Voras soon ceased making payments. After a buyer of the debt foreclosed in Brooklyn Supreme Court, Dunston’s group filed for bankruptcy, precipitating the sale of its dreamed-of NEBHDCo HQ.
An Empire State Development spokesperson said in an emailed statement that the state had fulfilled its obligations.
“ESD took control of this property after a non-profit repeatedly defaulted on a nearly quarter-century old loan,” said the spokesperson, Jack Sterne. “We immediately issued a competitive request for proposals to recoup the money the state — and taxpayers — were owed, with a focus on selecting a community-based owner with a plan that would benefit the neighborhood.
“At the time, the Voras/NEBHDCo team had strong community support, and we were successful in ensuring more than $3 million in taxpayer money was repaid to the state. We have not had any connection to the property in over four years.”
The state continues to hold a vacant building at 1024 Fulton Street that Dunston had hoped to reboot as a co-living residence for senior citizens.
As THE CITY reported last month, NEBHDCo recently reached a settlement with tenant lawyers and city housing officials to sell 11 Bed-Stuy apartment buildings to new buyers, after the properties fell into foreclosure and deep disrepair. The dire condition of NEBHDCo buildings gained Dunston a prominent spot on then-Public Advocate Letitia James’ “NYC Landlord Watchlist” last year.
Tenants, many low-income and some formerly homeless, reported extreme difficulties getting maintenance workers to their apartments.
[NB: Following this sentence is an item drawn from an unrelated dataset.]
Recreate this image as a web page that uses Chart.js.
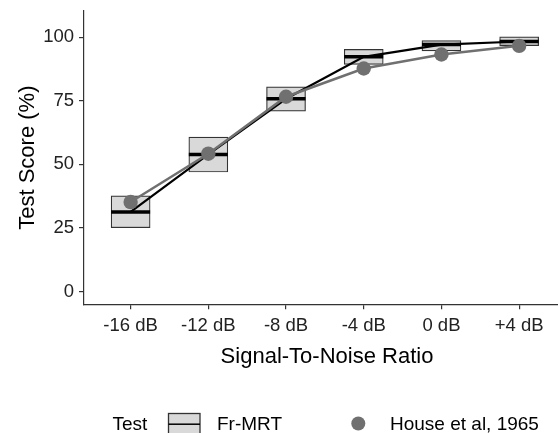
<!DOCTYPE html>
<html>
<head>
<meta charset="utf-8">
<script src="https://cdn.jsdelivr.net/npm/chart.js@4.4.1/dist/chart.umd.min.js"></script>
<style>
  html, body { margin: 0; padding: 0; background: #ffffff; }
  #wrap { width: 558px; height: 433px; position: relative; }
</style>
</head>
<body>
<div id="wrap"><canvas id="c" width="558" height="433"></canvas></div>
<script>
// ---- data ----
const categories = ['-16 dB', '-12 dB', '-8 dB', '-4 dB', '0 dB', '+4 dB'];
const frMrtLow    = [25.1, 47.0, 70.9, 89.3, 94.6, 96.7];
const frMrtHigh   = [37.6, 60.7, 80.5, 95.2, 98.7, 100.1];
const frMrtMedian = [31.3, 53.9, 75.8, 92.3, 97.1, 98.3];
const house1965   = [35.2, 54.2, 76.6, 87.7, 93.2, 96.6];
const yTickValues = [0, 25, 50, 75, 100];

const xTitle = 'Signal-To-Noise Ratio';
const yTitle = 'Test Score (%)';
const legendTitle = 'Test';
const seriesNames = ['Fr-MRT', 'House et al, 1965'];

const FONT = "'Liberation Sans', Arial, Helvetica, sans-serif";
const BOX_FILL = '#d9d9d9';
const EDGE = '#333333';
const GREY = '#707070';

const overlay = {
  id: 'overlay',
  afterDraw(chart) {
    const ctx = chart.ctx;
    const area = chart.chartArea;
    ctx.save();
    ctx.fillStyle = '#000';
    // x title
    ctx.font = '22px ' + FONT;
    ctx.textAlign = 'center';
    ctx.textBaseline = 'alphabetic';
    ctx.fillText(xTitle, 327, 363);
    // y title
    ctx.save();
    ctx.translate(34, (area.top + area.bottom) / 2);
    ctx.rotate(-Math.PI / 2);
    ctx.fillText(yTitle, 0, 0);
    ctx.restore();
    // legend
    ctx.font = '19px ' + FONT;
    ctx.textAlign = 'left';
    ctx.fillText(legendTitle, 112.5, 430);
    // box key
    ctx.fillStyle = BOX_FILL;
    ctx.fillRect(168.5, 413.5, 31.5, 22);
    ctx.strokeStyle = EDGE;
    ctx.lineWidth = 1.3;
    ctx.strokeRect(168.5, 413.5, 31.5, 22);
    ctx.strokeStyle = '#000';
    ctx.lineWidth = 1.5;
    ctx.beginPath();
    ctx.moveTo(168.5, 424.2);
    ctx.lineTo(200, 424.2);
    ctx.stroke();
    ctx.fillStyle = '#000';
    ctx.fillText(seriesNames[0], 217, 430);
    // point key
    ctx.fillStyle = GREY;
    ctx.beginPath();
    ctx.arc(358.3, 423.5, 7, 0, Math.PI * 2);
    ctx.fill();
    ctx.fillStyle = '#000';
    ctx.fillText(seriesNames[1], 390, 430);
    ctx.restore();
  }
};

new Chart(document.getElementById('c'), {
  type: 'bar',
  data: {
    datasets: [
      {
        type: 'bar',
        label: seriesNames[0],
        data: categories.map((c, i) => ({ x: i, y: [frMrtLow[i], frMrtHigh[i]] })),
        backgroundColor: BOX_FILL,
        borderColor: EDGE,
        borderWidth: 1.2,
        borderSkipped: false,
        barThickness: 39,
        order: 3
      },
      {
        type: 'line',
        label: seriesNames[0] + ' median',
        data: categories.map((c, i) => ({ x: i, y: frMrtMedian[i] })),
        borderColor: '#000',
        borderWidth: 2.2,
        pointStyle: 'line',
        pointRadius: 19.5,
        pointBorderWidth: 3.5,
        pointBorderColor: '#000',
        tension: 0,
        clip: false,
        order: 2
      },
      {
        type: 'line',
        label: seriesNames[1],
        data: categories.map((c, i) => ({ x: i, y: house1965[i] })),
        borderColor: GREY,
        borderWidth: 2.5,
        pointStyle: 'circle',
        pointRadius: 7.2,
        pointBackgroundColor: GREY,
        pointBorderColor: GREY,
        pointBorderWidth: 0,
        tension: 0,
        clip: false,
        order: 1
      }
    ]
  },
  options: {
    responsive: false,
    animation: false,
    events: [],
    layout: { autoPadding: false, padding: { top: 11, left: 0, right: 0, bottom: 0 } },
    plugins: { legend: { display: false }, tooltip: { enabled: false }, title: { display: false } },
    scales: {
      x: {
        type: 'linear',
        min: -0.6,
        max: 5.5,
        offset: false,
        afterBuildTicks(scale) { scale.ticks = categories.map((c, i) => ({ value: i })); },
        afterFit(scale) { scale.height = 128.7; scale.paddingLeft = 0; scale.paddingRight = 0; },
        grid: { display: true, offset: false, drawOnChartArea: false, drawTicks: true, tickLength: 5, color: EDGE, lineWidth: 1.2 },
        border: { display: true, color: EDGE, width: 1.2 },
        ticks: {
          autoSkip: false,
          maxRotation: 0,
          padding: 6,
          color: '#222',
          font: { family: FONT, size: 18.5 },
          callback: (v) => categories[v]
        }
      },
      y: {
        type: 'linear',
        min: -5,
        max: 110.3,
        afterBuildTicks(scale) { scale.ticks = yTickValues.map(v => ({ value: v })); },
        afterFit(scale) { scale.width = 84; scale.paddingTop = 0; scale.paddingBottom = 0; },
        grid: { display: true, offset: false, drawOnChartArea: false, drawTicks: true, tickLength: 5, color: EDGE, lineWidth: 1.2 },
        border: { display: true, color: EDGE, width: 1.2 },
        ticks: {
          padding: 5,
          color: '#222',
          font: { family: FONT, size: 18.5 }
        }
      }
    }
  },
  plugins: [overlay]
});
</script>
</body>
</html>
City and court records show the Department of Housing Preservation and Development repeatedly sent in crews to do emergency repairs.
Residents described mold, absent heat or hot water, persistent leaks, and rat infestations as issues as far back as 2004. In February, NEBHDCo filed for bankruptcy on 17 of its properties, which had racked up $4.2 million in debt and more than 4,000 housing violations. Tenants at those buildings are now trying to kick NEBHDCo out. Publicly available records show large sums leaving NEBHDCo and entering Voras without customary documentation.
‘Isn’t That Problematic?’
Bankruptcy records indicate NEBHDCo advanced substantial sums to Voras, the entity controlling the Throop Ave. building. In late 2017, NEBHDCo filed a claim with the court seeking $922,000, without documenting or itemizing the funds owed.
Filings with the Internal Revenue Service dating back to the Throop Avenue property’s purchase don’t show any sums lent to Voras as an affiliate — transactions nonprofits are asked to report.
Court records indicate NEBHDCo paid nearly $52,000 in October 2017 to the lawyer representing Voras to file the bankruptcy case, a payment not reflected on NEBHDCo’s IRS filings that year. Audits filed with the attorney general’s Charities Bureau show loans recorded from NEBHDCo to unspecified affiliates, growing in size over time beginning in 2013. The most recent filing, for 2017, indicates $907,000 on loan.
“Isn’t that problematic for that to advance — one not-for-profit to advance to the other?” Judge Lord asked at the first hearing after Voras filed for bankruptcy in November 2017.
“I sure hope not,” replied Voras attorney Allen Kadish.